No auge da popularidade das canzoni italianas, Morricone fez arranjos de sucessos como “Sapore di Sale” e “Il Mondo”, músicas que alcançaram tanto êxito muito por conta da ousadia musical do compositor.
‘Ennio, O Maestro’: cinema
Foi escrevendo trilhas sonoras para dos western spaghetti do conterrâneo Sergio Leone, seu colega de escola na infância, que Morricone despertou a atenção no mundo do cinema. Suas ousadias musicais para a antológica Trilogia do “Homem sem Nome”, estrelada pelo astro norte-americano Clint Eastwood, fizeram do compositor um dos mais populares e requisitados criadores de música para o cinema até sua morte, em 2020.
No documentário, Tornatore dedica especial atenção à trilha sonora de A Missão (1986), drama histórico de Roland Joffé, filme vencedor da Palma de Ouro. Considerado uma obra-prima, o trabalho de Morricone mistura a música do século XVIII, entre o barroco e classicismo, temas étnicos indígenas sul-americanos e solos de oboé, instrumento tocado por um dos protagonistas do filme, o jesuíta Gabriel, vivido por Jeremy Irons.
Tornatore dedica especial atenção à trilha sonora de A Missão (1986), drama histórico de Roland Joffé, filme vencedor da Palma de Ouro.
Na segunda indicação de Morricone ao Oscar, muitos davam sua vitória como certa, mas o prêmio acabou indo para o jazzista norte-americano Herbie Hancock, pela bela trilha do filme Por Volta da Meia Noite, do francês Bertand Tavernier, que tinha poucos temas originais, escritos especialmente para o longa. O próprio Ennio confessa seu desapontamento com a derrota em depoimento para o documentário.
Ao todo, Morricone receberia ao longo da carreira seis indicações ao prêmio da academia.
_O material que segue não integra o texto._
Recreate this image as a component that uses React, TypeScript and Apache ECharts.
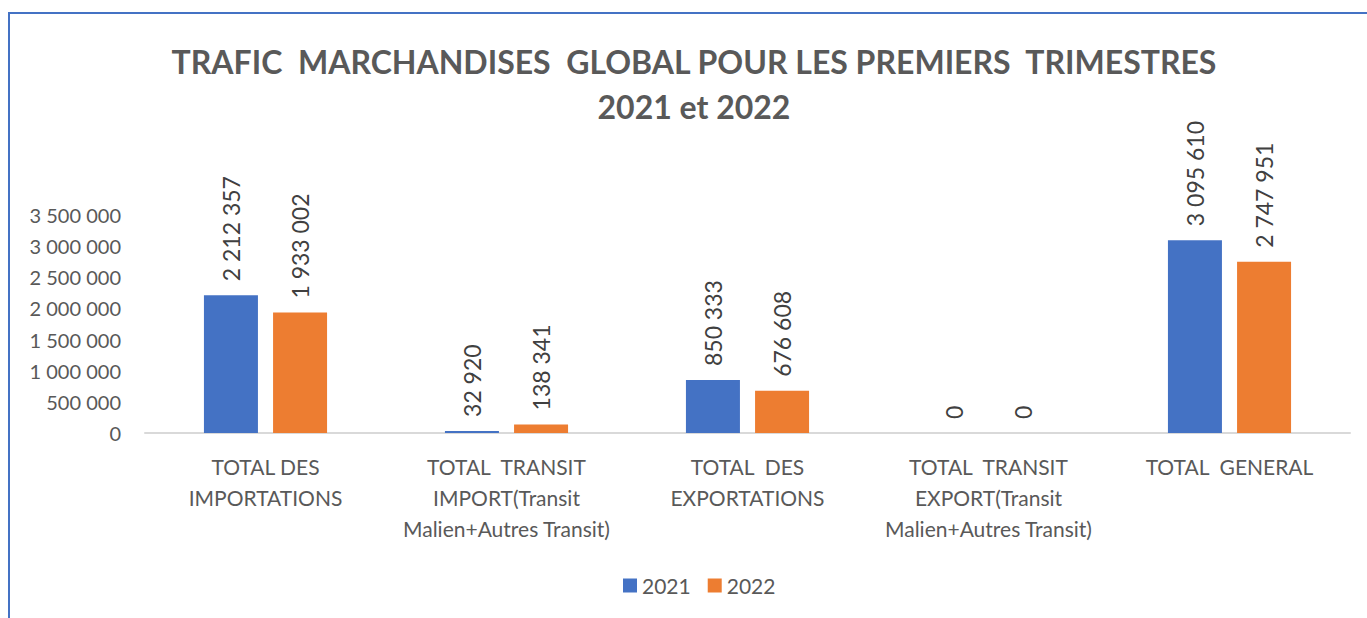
import React, { useEffect, useRef } from "react";
import * as echarts from "echarts";

const categories = [
  "TOTAL DES\nIMPORTATIONS",
  "TOTAL  TRANSIT\nIMPORT(Transit\nMalien+Autres Transit)",
  "TOTAL  DES\nEXPORTATIONS",
  "TOTAL  TRANSIT\nEXPORT(Transit\nMalien+Autres Transit)",
  "TOTAL  GENERAL",
];
const values2021 = [2212357, 32920, 850333, 0, 3095610];
const values2022 = [1933002, 138341, 676608, 0, 2747951];
const seriesNames = ["2021", "2022"];
const titleLines = [
  "TRAFIC  MARCHANDISES  GLOBAL POUR LES PREMIERS  TRIMESTRES",
  "2021 et 2022",
];

const FONT = "Lato, 'Open Sans', sans-serif";
const GRAY = "#595959";

function fmt(v: number): string {
  return String(Math.round(v)).replace(/\B(?=(\d{3})+(?!\d))/g, " ");
}

export default function App() {
  const ref = useRef<HTMLDivElement>(null);
  useEffect(() => {
    if (!ref.current) return;
    const chart = echarts.init(ref.current, null, { renderer: "svg" });
    const labelCfg = {
      show: true,
      position: "top",
      rotate: 90,
      align: "left",
      verticalAlign: "middle",
      distance: 14,
      color: "#404040",
      fontSize: 23,
      fontFamily: FONT,
      formatter: (p: any) => fmt(p.value),
    };
    chart.setOption({
      animation: false,
      backgroundColor: "#ffffff",
      textStyle: { fontFamily: FONT },
      graphic: [
        {
          type: "rect",
          shape: { x: 9, y: 13, width: 1500, height: 800 },
          style: { fill: "none", stroke: "#4472C4", lineWidth: 2 },
          silent: true,
        },
        {
          type: "text",
          x: 694,
          y: 61,
          style: {
            text: titleLines[0],
            fontSize: 32,
            fontWeight: "bold",
            fontFamily: FONT,
            fill: GRAY,
            textAlign: "center",
            textVerticalAlign: "middle",
          },
        },
        {
          type: "text",
          x: 694,
          y: 106,
          style: {
            text: titleLines[1],
            fontSize: 32,
            fontWeight: "bold",
            fontFamily: FONT,
            fill: GRAY,
            textAlign: "center",
            textVerticalAlign: "middle",
          },
        },
      ],
      legend: {
        data: seriesNames,
        left: 618,
        top: 570,
        itemWidth: 14,
        itemHeight: 14,
        itemGap: 17,
        icon: "rect",
        textStyle: { color: GRAY, fontSize: 21, fontFamily: FONT },
      },
      grid: { left: 145, right: 17, top: 215, bottom: 185, containLabel: false },
      xAxis: {
        type: "category",
        data: categories,
        axisLine: { lineStyle: { color: "#D9D9D9", width: 2 } },
        axisTick: { show: false },
        axisLabel: {
          interval: 0,
          margin: 18,
          color: GRAY,
          fontSize: 21,
          lineHeight: 31,
          fontFamily: FONT,
        },
      },
      yAxis: {
        type: "value",
        min: 0,
        max: 3500000,
        interval: 500000,
        splitLine: { show: false },
        axisLine: { show: false },
        axisTick: { show: false },
        axisLabel: {
          color: GRAY,
          fontSize: 20,
          fontFamily: FONT,
          margin: 24,
          formatter: (v: number) => fmt(v),
        },
      },
      series: [
        {
          name: seriesNames[0],
          type: "bar",
          data: values2021,
          barWidth: 54,
          barGap: "28%",
          itemStyle: { color: "#4472C4" },
          label: labelCfg,
        },
        {
          name: seriesNames[1],
          type: "bar",
          data: values2022,
          barWidth: 54,
          itemStyle: { color: "#ED7D31" },
          label: labelCfg,
        },
      ],
    });
    return () => chart.dispose();
  }, []);
  return (
    <div
      ref={ref}
      style={{ position: "absolute", left: 0, top: 0, width: 1367, height: 618 }}
    />
  );
}
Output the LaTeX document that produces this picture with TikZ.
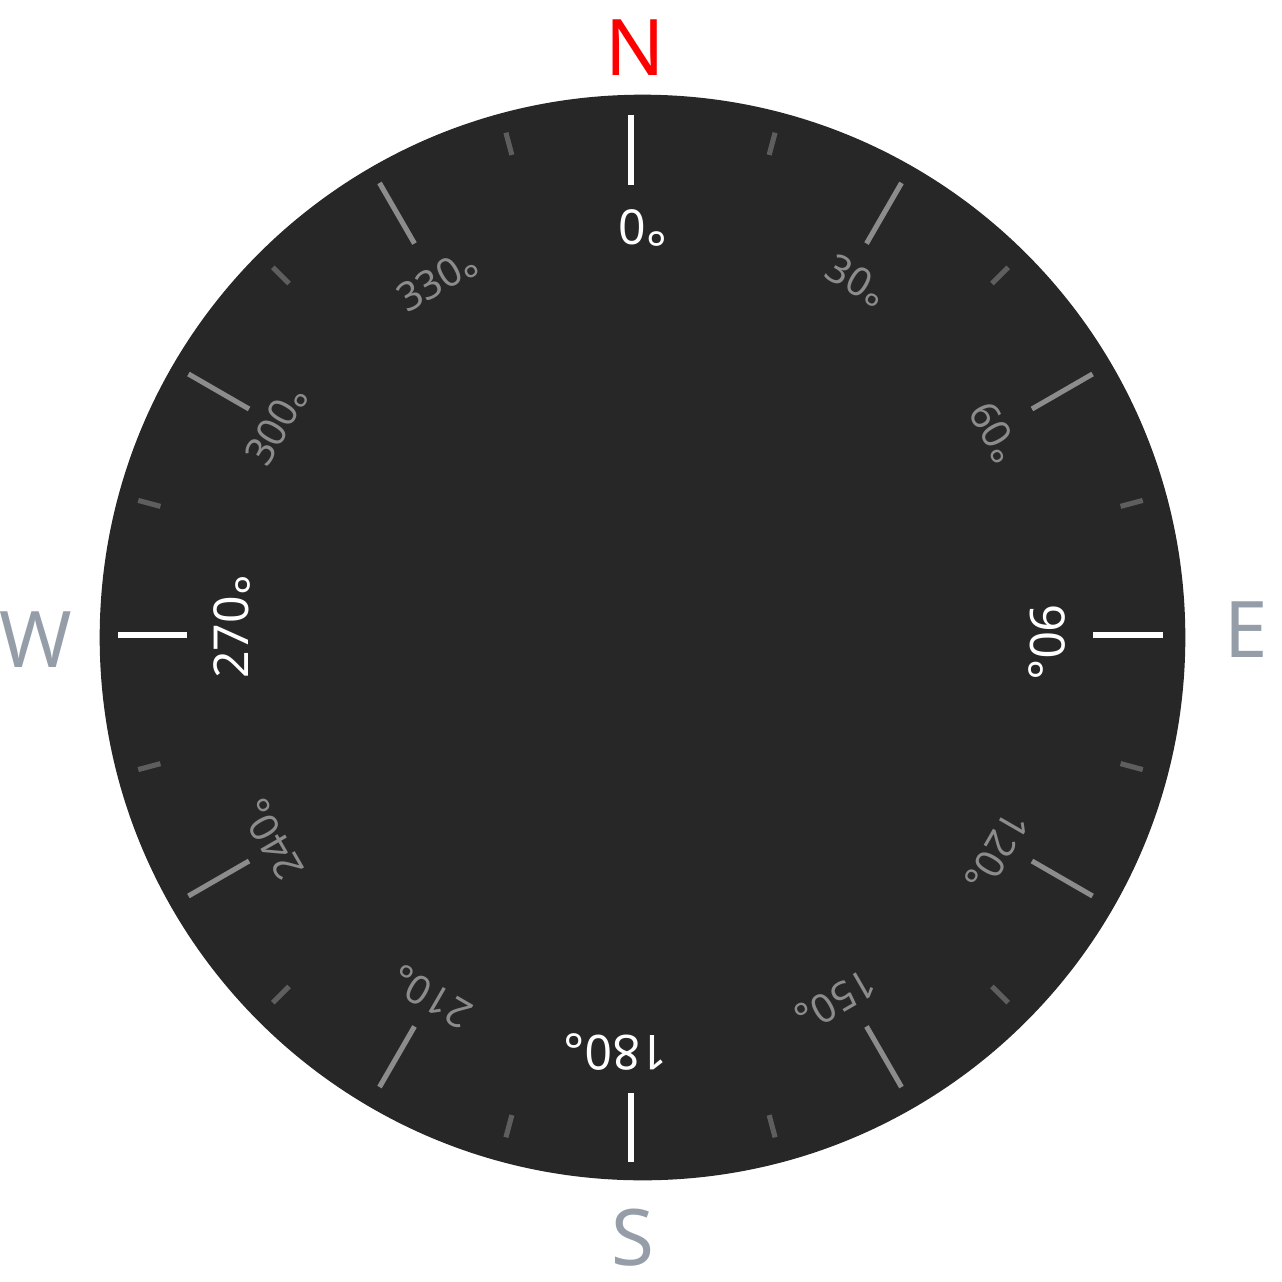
\documentclass[tikz,border=0pt]{standalone}
\usepackage{fontspec}
\usetikzlibrary{calc}
\setmainfont{Noto Sans}
\definecolor{dial}{HTML}{272727}
\definecolor{majgrey}{HTML}{8C8C8C}
\definecolor{mingrey}{HTML}{5E5E5E}
\definecolor{cardgrey}{HTML}{959EA8}
\definecolor{northred}{HTML}{FF0000}
\newcommand{\lowdeg}{\raisebox{-0.46em}[0pt][0pt]{°}}
\begin{document}
\begin{tikzpicture}[x=0.01cm,y=-0.01cm,
  cardtick/.style={draw=white,line width=1.45pt},
  majortick/.style={draw=majgrey,line width=1.45pt},
  minortick/.style={draw=mingrey,line width=1.45pt},
  whitelbl/.style={text=white,inner sep=0pt,font=\fontsize{13.7pt}{16pt}\selectfont},
  greylbl/.style={text=majgrey,inner sep=0pt,font=\fontsize{11.3pt}{14pt}\selectfont},
  cardlbl/.style={inner sep=0pt,font=\fontsize{22.2pt}{26pt}\selectfont}]
\useasboundingbox (0,0) rectangle (1282,1282);
\fill[white] (0,0) rectangle (1282,1282);
\node[circle,fill=dial,minimum size=10.85cm,inner sep=0pt] (dialface) at (642.5,637.5) {};
\coordinate (C) at (640.5,635);
% minor ticks
\foreach \a [evaluate=\a as \b using \a-90] in {15,45,...,345}
  \draw[minortick] ($(C)+(\b:497)$) -- ($(C)+(\b:520)$);
% major ticks
\foreach \a [evaluate=\a as \b using \a-90] in {30,60,120,150,210,240,300,330}
  \draw[majortick] ($(C)+(\b:452)$) -- ($(C)+(\b:522)$);
% cardinal ticks
\coordinate (t0a) at (631,115); \coordinate (t0b) at (631,185);
\coordinate (t90a) at (1093,635); \coordinate (t90b) at (1163,635);
\coordinate (t180a) at (631,1093); \coordinate (t180b) at (631,1162);
\coordinate (t270a) at (118,635); \coordinate (t270b) at (187,635);
\draw[cardtick] (t0a) -- (t0b);
\draw[cardtick] (t90a) -- (t90b);
\draw[cardtick] (t180a) -- (t180b);
\draw[cardtick] (t270a) -- (t270b);
% white labels
\node[whitelbl] (l0) at (643,227) {0\lowdeg};
\node[whitelbl,rotate=-90] (l90) at (1047.5,642) {90\lowdeg};
\node[whitelbl,rotate=180] (l180) at (616,1053) {180\lowdeg};
\node[whitelbl,rotate=90] (l270) at (231.5,627) {270\lowdeg};
% grey labels
\node[greylbl,rotate=-30] (l30) at (857,280) {30\lowdeg};
\node[greylbl,rotate=-60] (l60) at (995,432) {60\lowdeg};
\node[greylbl,rotate=-120] (l120) at (997,852) {120\lowdeg};
\node[greylbl,rotate=-150] (l150) at (836,1001) {150\lowdeg};
\node[greylbl,rotate=-210] (l210) at (431,997) {210\lowdeg};
\node[greylbl,rotate=-240] (l240) at (272,840) {240\lowdeg};
\node[greylbl,rotate=-300] (l300) at (276,425) {300\lowdeg};
\node[greylbl,rotate=-330] (l330) at (437,280) {330\lowdeg};
% cardinal letters
\node[cardlbl,text=northred] (N) at (635,48) {N};
\node[cardlbl,text=cardgrey] (E) at (1246,630) {E};
\node[cardlbl,text=cardgrey] (S) at (633,1238) {S};
\node[cardlbl,text=cardgrey] (W) at (36,640) {W};
\end{tikzpicture}
\end{document}
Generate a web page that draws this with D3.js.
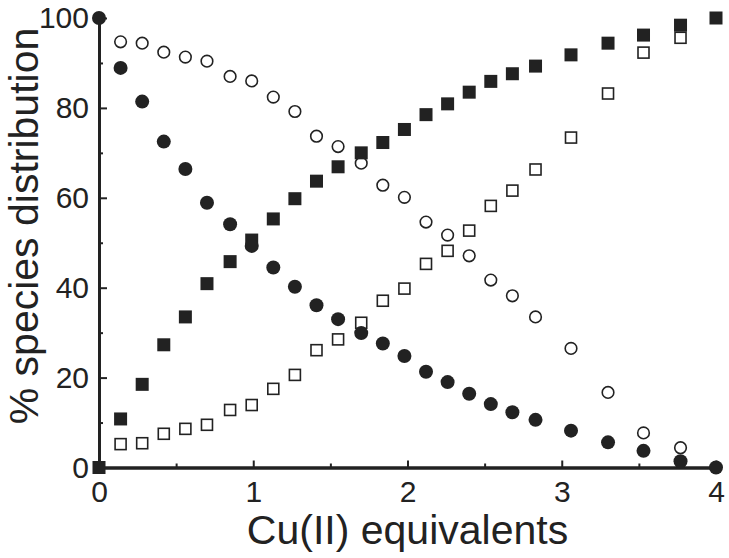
<!DOCTYPE html>
<meta charset="utf-8">
<style>
body { margin: 0; background: #fff; }
text { font-family: "Liberation Sans", Arial, sans-serif; fill: #222; }
.axis path, .axis line { stroke: #222; }
.axis path { stroke-width: 3px; }
.axis line { stroke-width: 2px; }
</style>
<svg width="729" height="558"></svg>
<script src="https://d3js.org/d3.v7.min.js"></script>
<script>

// Cu(II) equivalents (shared x values)
var equivalents = [0, 0.14, 0.28, 0.42, 0.56, 0.70, 0.85, 0.99, 1.13, 1.27, 1.41, 1.55, 1.70,
                   1.84, 1.98, 2.12, 2.26, 2.40, 2.54, 2.68, 2.83, 3.06, 3.30, 3.53, 3.77, 4.0];

var filledSquare = [0, 10.8, 18.5, 27.3, 33.5, 40.9, 45.8, 50.6, 55.3, 59.8, 63.7, 66.9, 70.0,
                    72.3, 75.2, 78.5, 80.9, 83.5, 85.9, 87.6, 89.3, 91.8, 94.4, 96.2, 98.4, 100];
var filledCircle = [100, 88.9, 81.4, 72.5, 66.4, 58.9, 54.1, 49.3, 44.5, 40.2, 36.1, 33.0, 29.9,
                    27.6, 24.8, 21.3, 19.0, 16.4, 14.1, 12.3, 10.6, 8.2, 5.6, 3.7, 1.4, 0];
var openCircle = [null, 94.7, 94.4, 92.4, 91.3, 90.4, 87.0, 86.0, 82.4, 79.2, 73.7, 71.4, 67.7,
                  62.8, 60.1, 54.6, 51.7, 47.1, 41.7, 38.2, 33.5, 26.5, 16.7, 7.7, 4.4, null];
var openSquare = [null, 5.2, 5.4, 7.5, 8.6, 9.5, 12.8, 13.9, 17.5, 20.6, 26.1, 28.5, 32.2,
                  37.1, 39.8, 45.3, 48.2, 52.7, 58.2, 61.6, 66.3, 73.4, 83.2, 92.3, 95.6, null];

var xTicks = [0, 1, 2, 3, 4],
    xMinor = [0.5, 1.5, 2.5, 3.5],
    yTicks = [0, 20, 40, 60, 80, 100],
    yMinor = [10, 30, 50, 70, 90];

var svg = d3.select("svg");

var x = d3.scaleLinear().domain([0, 4]).range([99, 716]),
    y = d3.scaleLinear().domain([0, 100]).range([467.5, 18]);

// axes, ticks pointing inward
svg.append("g")
    .attr("class", "axis")
    .attr("transform", "translate(0," + y(0) + ")")
    .call(d3.axisBottom(x).tickValues(xMinor).tickSize(-4).tickSizeOuter(0).tickFormat(""));

var xAxis = svg.append("g")
    .attr("class", "axis")
    .attr("transform", "translate(0," + y(0) + ")")
    .call(d3.axisBottom(x).tickValues(xTicks).tickSize(-7).tickSizeOuter(0).tickPadding(13).tickFormat(d3.format("d")));
xAxis.selectAll("text").style("font-size", "30px");

svg.append("g")
    .attr("class", "axis")
    .attr("transform", "translate(" + x(0) + ",0)")
    .call(d3.axisLeft(y).tickValues(yMinor).tickSize(-4).tickSizeOuter(0).tickFormat(""));

var yAxis = svg.append("g")
    .attr("class", "axis")
    .attr("transform", "translate(" + x(0) + ",0)")
    .call(d3.axisLeft(y).tickValues(yTicks).tickSize(-8).tickSizeOuter(0).tickPadding(10).tickFormat(d3.format("d")));
yAxis.selectAll("text").style("font-size", "30px");

// axis titles
svg.append("text")
    .attr("x", x(2))
    .attr("y", 544)
    .attr("text-anchor", "middle")
    .style("font-size", "41px")
    .text("Cu(II) equivalents");

svg.append("text")
    .attr("transform", "translate(38,226) rotate(-90)")
    .attr("text-anchor", "middle")
    .style("font-size", "41px")
    .text("% species distribution");

function pts(values) {
  return values.map(function(v, i) { return {x: equivalents[i], y: v}; })
               .filter(function(d) { return d.y != null; });
}

var ink = "#222";

svg.append("g").selectAll("rect")
  .data(pts(openSquare))
  .enter().append("rect")
    .attr("x", function(d) { return x(d.x) - 5.5; })
    .attr("y", function(d) { return y(d.y) - 5.5; })
    .attr("width", 11)
    .attr("height", 11)
    .attr("fill", "#fff")
    .attr("stroke", ink)
    .attr("stroke-width", 1.6);

svg.append("g").selectAll("circle")
  .data(pts(openCircle))
  .enter().append("circle")
    .attr("cx", function(d) { return x(d.x); })
    .attr("cy", function(d) { return y(d.y); })
    .attr("r", 5.8)
    .attr("fill", "#fff")
    .attr("stroke", ink)
    .attr("stroke-width", 1.6);

svg.append("g").selectAll("rect")
  .data(pts(filledSquare))
  .enter().append("rect")
    .attr("x", function(d) { return x(d.x) - 6.5; })
    .attr("y", function(d) { return y(d.y) - 6.5; })
    .attr("width", 13)
    .attr("height", 13)
    .attr("fill", ink);

svg.append("g").selectAll("circle")
  .data(pts(filledCircle))
  .enter().append("circle")
    .attr("cx", function(d) { return x(d.x); })
    .attr("cy", function(d) { return y(d.y); })
    .attr("r", 7)
    .attr("fill", ink);

</script>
Venceu apenas em 2015, por Os Oito Odiosos, de Quentin Tarantino, após ter recebido uma estatueta honorária em 2007, pelo conjunto de sua obra.
A adoração de Tornatore por seu parceiro artístico e ídolo é muito evidente. Ennio, o Maestro, mais do que um documentário, é uma emocionante homenagem, um tributo. Ainda assim, o diretor consegue levantar uma reflexão interessante sobre o compositor, cuja obra sempre falou muito mais alto do que ele mesmo.
O filme revela uma alma sensível, em certa medida introspectiva, que, apesar de ter posições firmes, nunca foi verbal, extravagante com as palavras. Ouvi-lo, finalmente, é um privilégio.